Just as importantly, we need to respect our own craft. Let us count the ways:
• Expertise: Whatever topic you choose to write about, be sure it's either one you are highly knowledgeable about, skilled in, or at least familiar with; if it's not, take the time to research it before you start writing. Green writing shows—and there are few easier ways to kill your reputation, as a writer and as a professional in general.
• Grammar: The word alone speaks for itself, but let's include everything from grammar to punctuation and formatting. Proofreading your work (whether you do it yourself for your emails or hire professional copyeditors for book-length works) might seem like an annoyance, but we have enough proverbs about devils and details to demonstrate otherwise. Even after all these years, I re-read my emails at least once before hitting “Send.” Every single person I write to is worth a clean, well written email. Even those unpleasant emails we all sometimes receive from readers who don’t find our works to their liking.
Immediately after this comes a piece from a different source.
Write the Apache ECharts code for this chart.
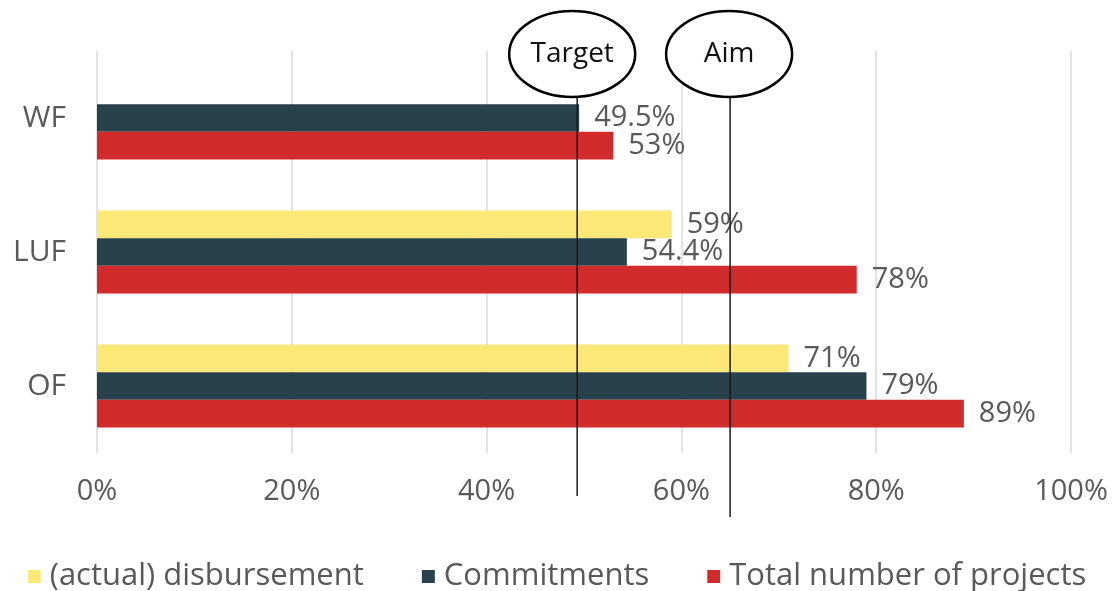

• Do Unto Others…: There is, of course, that flip side. Just as you respect your readers et al, you too should command respect. Remember that respect emanates from a position of neutral strength, meaning you're neither pulling weight to your side nor submitting in weakness. If a reader sends you an impolite email or leaves a scathing review of your work, there are ways to deal with both (we could write entire books on that).
• The Intelligence Factor: Don’t insult your readers, you've no doubt heard. But how do you ensure you’re writing to the proper level of your readers’ sensitivity and knowledge? There is no way you could possibly know the diversity of people who might pick up your book or stumble across a blog post online (including this one!). There is no way to guarantee you’re on target for everyone, but there are certain things that become more or less obvious as you learn the ropes.
For example, don’t spell out, in grinding detail, the underlying reasons for your characters’ behavior—let their actions and words tell the story, the way real life does. Make your readers work for it—they’ll love and respect you more. Do do your research; do open your readers’ minds; do tell them something they’re not likely to know (and if they do, they’ll likely be impressed!).
Respect yourself as a writer and communicator, and respect those you communicate to or with as your readers and audiences.
How do you show respect to your readers, or your other relationships in your writerly life? How have you learned to command respect as a writer?